Before you go for a Blu-ray player, however, make sure you have a TV that supports high-definition images (most will have a sticker on them somewhere with HD-ready'?written on it. Some 'HD' TVs, however, won't support the full image quality of Blu-ray discs, so check that yours supports 1080p playback, although those that provide 720p playback will handle Blu-ray just fine, but with a slightly reduced picture quality (see our TV Buyer's Guide).

Now that you've checked your TV can handle its end of things, make sure you get a player with multiple ports. HDMI (uncompressed digital video and audio signal) and Component (uncompressed video signal) are the only ports that support HD, though you can watch the content through Composite (A/V, RCA) or S-Video (video only). And it must have the digital audio output option, to take advantage of the incredible sound available through Blu-ray and surround sound. A digital AV receiver is also a very good idea, especially if you want to get 5.1 or even 7.1 channel audio.

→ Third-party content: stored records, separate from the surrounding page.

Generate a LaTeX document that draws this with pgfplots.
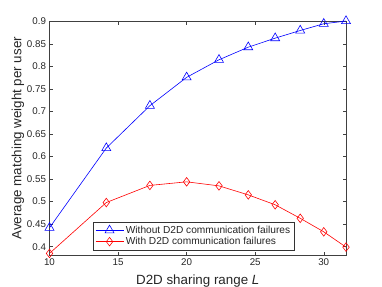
\documentclass[border=0pt]{standalone}
\usepackage{fontspec}
\setmainfont{Liberation Sans}
\usepackage{pgfplots}
\pgfplotsset{compat=1.18}
\begin{document}
\begin{tikzpicture}
\path[use as bounding box] (-49.5bp,-32bp) rectangle (332.5bp,255bp);
\begin{axis}[
  scale only axis,
  width=296.5bp, height=233.5bp,
  xmin=10, xmax=31.6228,
  ymin=0.3815, ymax=0.9,
  clip=false,
  xtick={10,15,20,25,30},
  ytick={0.4,0.45,0.5,0.55,0.6,0.65,0.7,0.75,0.8,0.85,0.9},
  yticklabel style={/pgf/number format/fixed,/pgf/number format/precision=2},
  /pgf/number format/assume math mode=true,
  tick label style={font=\fontsize{9.8}{11}\selectfont, text=black!85},
  tick align=inside,
  major tick length=3.5bp,
  axis line style={black!75, line width=0.6pt},
  every tick/.style={black!75, line width=0.5pt},
  xlabel={D2D sharing range \textit{L}},
  ylabel={Average matching weight per user},
  label style={font=\fontsize{13.4}{15}\selectfont, text=black!85},
  xlabel style={yshift=-2.5pt},
  ylabel style={yshift=-4pt},
  legend style={font=\fontsize{10.2}{12}\selectfont, at={(0.826,0.02)}, anchor=south east,
    draw=black!80, line width=0.5pt, inner sep=2pt, row sep=-1.5pt,
    text=black!85},
  legend cell align=left,
  legend image code/.code={\draw[mark repeat=2,mark phase=2] plot coordinates {(0bp,0bp) (14bp,0bp) (28bp,0bp)};},
]
\addplot[blue, line width=0.6pt, mark=triangle, mark size=5.2bp, mark options={line width=0.6pt}] coordinates {
(10,0.442) (14.1421,0.619) (17.3205,0.713) (20,0.776) (22.3607,0.815)
(24.4949,0.843) (26.4575,0.863) (28.2843,0.880) (30,0.895) (31.6228,0.901)};
\addlegendentry{Without D2D communication failures}
\addplot[red, line width=0.6pt, mark=diamond, mark size=4.3bp, mark options={line width=0.6pt}] coordinates {
(10,0.385) (14.1421,0.498) (17.3205,0.536) (20,0.544) (22.3607,0.535)
(24.4949,0.515) (26.4575,0.493) (28.2843,0.463) (30,0.433) (31.6228,0.399)};
\addlegendentry{With D2D communication failures}
\end{axis}
\end{tikzpicture}
\end{document}
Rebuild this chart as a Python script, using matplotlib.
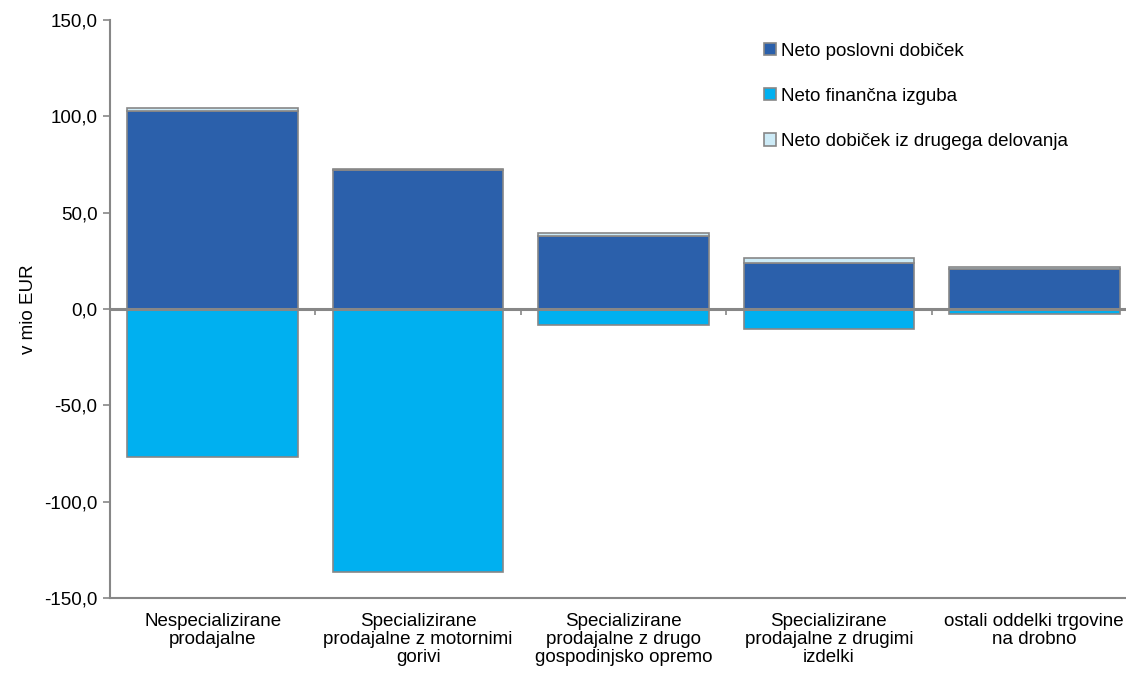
import numpy as np
import matplotlib
matplotlib.use("Agg")
from matplotlib import pyplot as plt
from matplotlib.ticker import FuncFormatter

plt.rcParams['font.family'] = ['Liberation Sans', 'DejaVu Sans']

categories = ['Nespecializirane\nprodajalne',
              'Specializirane\nprodajalne z motornimi\ngorivi',
              'Specializirane\nprodajalne z drugo\ngospodinjsko opremo',
              'Specializirane\nprodajalne z drugimi\nizdelki',
              'ostali oddelki trgovine\nna drobno']
poslovni = [102.6, 72.0, 37.9, 23.7, 21.0]      # Neto poslovni dobiček
financna = [-76.8, -136.5, -8.3, -10.2, -2.6]   # Neto finančna izguba
drugo = [1.8, 0.6, 1.6, 2.6, 0.8]               # Neto dobiček iz drugega delovanja

c_dark = '#2B60AB'
c_cyan = '#00B0F0'
c_light = '#CDEBF7'
grey = '#878787'
fs = 13.5

fig = plt.figure(figsize=(11.26, 6.75), dpi=100)
ax = fig.add_axes([110/1126, 77/675, 1027/1126, 578/675])

x = np.arange(len(categories))
w = 0.83
ax.bar(x, poslovni, w, color=c_dark, edgecolor=grey, linewidth=1.2, label='Neto poslovni dobiček', zorder=2)
ax.bar(x, financna, w, color=c_cyan, edgecolor=grey, linewidth=1.2, label='Neto finančna izguba', zorder=2)
ax.bar(x, drugo, w, bottom=poslovni, color=c_light, edgecolor=grey, linewidth=1.2,
       label='Neto dobiček iz drugega delovanja', zorder=2)

ax.axhline(0, color=grey, linewidth=2.2, zorder=3)
ax.vlines(x[:-1] + 0.5, -3, 0, color=grey, linewidth=1.2, zorder=3)

ax.set_xlim(-0.5, len(categories) - 0.5)
ax.set_ylim(-150, 150)
ax.set_yticks(np.arange(-150, 151, 50))
ax.yaxis.set_major_formatter(FuncFormatter(lambda v, p: ('%.1f' % v).replace('.', ',')))
ax.set_xticks(x)
ax.set_xticklabels(categories, fontsize=fs, linespacing=1.05)
ax.tick_params(axis='x', length=0, pad=11)
ax.tick_params(axis='y', length=5, color=grey, width=1.2, labelsize=fs, pad=4, direction='out')

for s in ['top', 'right']:
    ax.spines[s].set_visible(False)
for s in ['left', 'bottom']:
    ax.spines[s].set_color(grey)
    ax.spines[s].set_linewidth(1.5)

ax.set_ylabel('v mio EUR', fontsize=fs, labelpad=5)

leg = ax.legend(loc='upper left', bbox_to_anchor=(0.62, 0.99), frameon=False, fontsize=fs,
                handlelength=0.65, handleheight=0.65, handletextpad=0.3, labelspacing=1.5)
for h in leg.legend_handles:
    h.set_edgecolor(grey)

fig.savefig('out.png', dpi=100)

Some of the earlier Blu-ray players aren't compatible with each other, although retailers and manufacturers aren't keen to point this out to you and may offer a fantastic purchase price for a machine that isn't always compatible with the discs or peripherals you want to use it with. So look for a 'profile 2 player', which avoids nearly all these problems, coming with a network connection, which lets their firmware be updated automatically. They also tend to be newer, and have had the bugs ironed out. Profile 2 also allows you to interact with the internet, so you can do cool things like downloading the latest previews or live updates to a disc. If you're not sure whether the player you've got your eye is profile 2 or not, look to see if it has an Ethernet port. If it does, then it's probably profile 2.

Some Blu-ray players work on a slightly different platform in different geographical areas. It breaks down like this: Region A: The Americas (including Canada and Latin America) as well as east and south-east Asia; Region B: Africa, Europe, The Middle East and Oceania (that includes Australia) and Region C: China, Russia, India and the former Soviet nations. If you plan to buy discs from countries in different regions, or travel with your player, it's worth checking that any discs you buy will work for the format where you bought the player.

When you decided on a player, check to make sure that it comes complete with the HDMI lead that connects it to your TV, as these are very expensive to buy separately. Oh, and if you've got a Playstation 3, put your money back in your wallet, because the console comes with one of the best Blu-ray players available already built in.